• [Requirement]
Repeat everything from the first line of the listing below through the line that contains "import * as", exactly. Leave out pictures.

• [Records for processing]
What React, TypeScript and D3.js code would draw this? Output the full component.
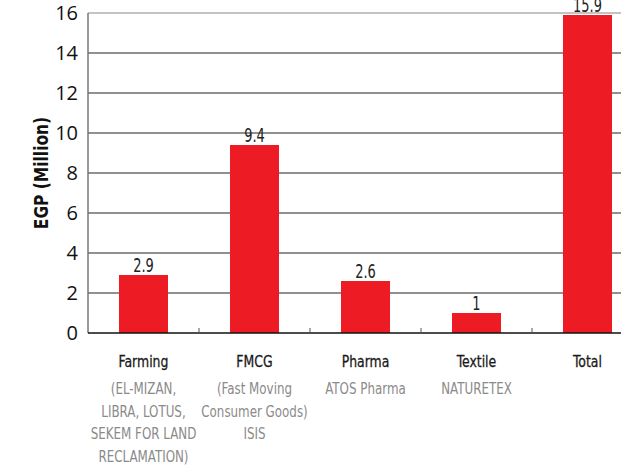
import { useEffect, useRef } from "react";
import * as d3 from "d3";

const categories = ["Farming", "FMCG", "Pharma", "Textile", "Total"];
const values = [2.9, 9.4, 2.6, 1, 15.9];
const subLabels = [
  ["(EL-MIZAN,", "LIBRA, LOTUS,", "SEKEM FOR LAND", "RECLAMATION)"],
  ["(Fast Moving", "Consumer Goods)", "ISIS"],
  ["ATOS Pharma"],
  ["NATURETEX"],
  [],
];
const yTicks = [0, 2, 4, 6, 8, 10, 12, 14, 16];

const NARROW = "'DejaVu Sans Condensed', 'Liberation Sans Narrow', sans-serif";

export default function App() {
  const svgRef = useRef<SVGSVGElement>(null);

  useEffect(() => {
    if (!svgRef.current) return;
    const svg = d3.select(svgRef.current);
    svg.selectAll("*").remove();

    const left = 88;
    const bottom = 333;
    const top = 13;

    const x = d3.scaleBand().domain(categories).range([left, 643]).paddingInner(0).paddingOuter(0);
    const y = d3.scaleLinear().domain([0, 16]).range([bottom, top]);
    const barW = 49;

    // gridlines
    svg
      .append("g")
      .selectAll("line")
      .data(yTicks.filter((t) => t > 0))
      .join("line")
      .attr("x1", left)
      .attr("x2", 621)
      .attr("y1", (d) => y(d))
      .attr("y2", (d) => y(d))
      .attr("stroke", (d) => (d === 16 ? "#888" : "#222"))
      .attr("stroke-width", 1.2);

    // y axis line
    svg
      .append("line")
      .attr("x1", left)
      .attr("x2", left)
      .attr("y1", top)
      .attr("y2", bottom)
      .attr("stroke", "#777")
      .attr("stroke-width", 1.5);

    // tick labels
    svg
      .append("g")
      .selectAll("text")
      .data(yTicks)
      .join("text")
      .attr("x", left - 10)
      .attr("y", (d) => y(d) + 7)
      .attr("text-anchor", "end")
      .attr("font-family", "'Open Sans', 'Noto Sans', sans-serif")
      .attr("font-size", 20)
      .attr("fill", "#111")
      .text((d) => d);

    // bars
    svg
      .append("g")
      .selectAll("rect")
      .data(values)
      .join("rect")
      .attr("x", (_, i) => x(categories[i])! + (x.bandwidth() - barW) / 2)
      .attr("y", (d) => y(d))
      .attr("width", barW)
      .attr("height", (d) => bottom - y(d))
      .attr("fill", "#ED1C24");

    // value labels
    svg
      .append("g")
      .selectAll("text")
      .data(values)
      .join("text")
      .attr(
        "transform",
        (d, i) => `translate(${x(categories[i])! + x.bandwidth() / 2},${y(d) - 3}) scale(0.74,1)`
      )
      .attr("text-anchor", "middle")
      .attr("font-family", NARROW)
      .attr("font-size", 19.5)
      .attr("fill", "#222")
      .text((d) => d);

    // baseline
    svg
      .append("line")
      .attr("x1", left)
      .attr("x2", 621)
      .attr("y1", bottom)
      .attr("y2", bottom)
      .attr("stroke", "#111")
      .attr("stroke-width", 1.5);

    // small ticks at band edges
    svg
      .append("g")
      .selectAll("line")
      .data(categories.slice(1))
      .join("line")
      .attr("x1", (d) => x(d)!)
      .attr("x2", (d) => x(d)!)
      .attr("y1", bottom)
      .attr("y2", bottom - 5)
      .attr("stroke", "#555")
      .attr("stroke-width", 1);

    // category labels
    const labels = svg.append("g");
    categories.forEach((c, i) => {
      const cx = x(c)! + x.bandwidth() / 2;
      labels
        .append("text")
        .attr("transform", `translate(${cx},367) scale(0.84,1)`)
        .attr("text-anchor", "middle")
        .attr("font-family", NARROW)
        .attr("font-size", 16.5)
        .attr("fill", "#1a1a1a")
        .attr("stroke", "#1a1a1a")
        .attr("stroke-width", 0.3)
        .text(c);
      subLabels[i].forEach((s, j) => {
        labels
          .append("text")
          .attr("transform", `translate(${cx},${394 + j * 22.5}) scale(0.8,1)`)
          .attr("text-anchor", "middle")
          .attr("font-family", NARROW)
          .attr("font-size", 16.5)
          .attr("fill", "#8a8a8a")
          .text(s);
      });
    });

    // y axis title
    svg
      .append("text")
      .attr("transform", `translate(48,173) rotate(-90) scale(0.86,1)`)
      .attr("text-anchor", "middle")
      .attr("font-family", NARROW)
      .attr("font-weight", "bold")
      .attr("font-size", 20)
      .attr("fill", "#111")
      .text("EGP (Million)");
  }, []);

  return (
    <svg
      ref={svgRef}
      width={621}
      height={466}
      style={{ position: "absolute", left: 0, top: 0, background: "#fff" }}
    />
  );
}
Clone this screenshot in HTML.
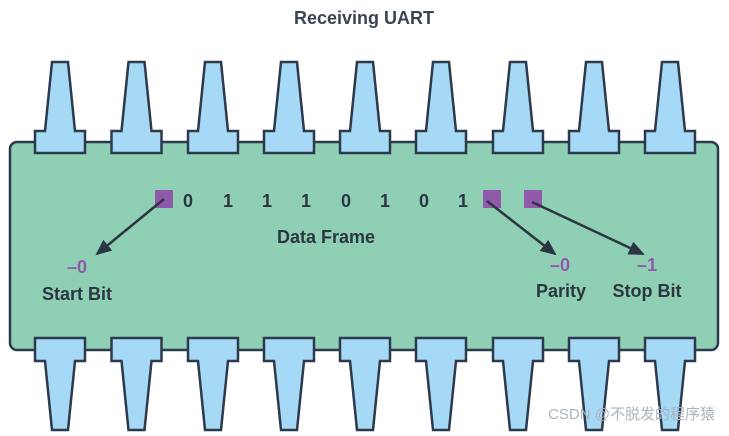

• [Answer to this task]
What React, TypeScript and D3.js code would draw this? Output the full component.
import { useEffect, useRef } from "react";
import * as d3 from "d3";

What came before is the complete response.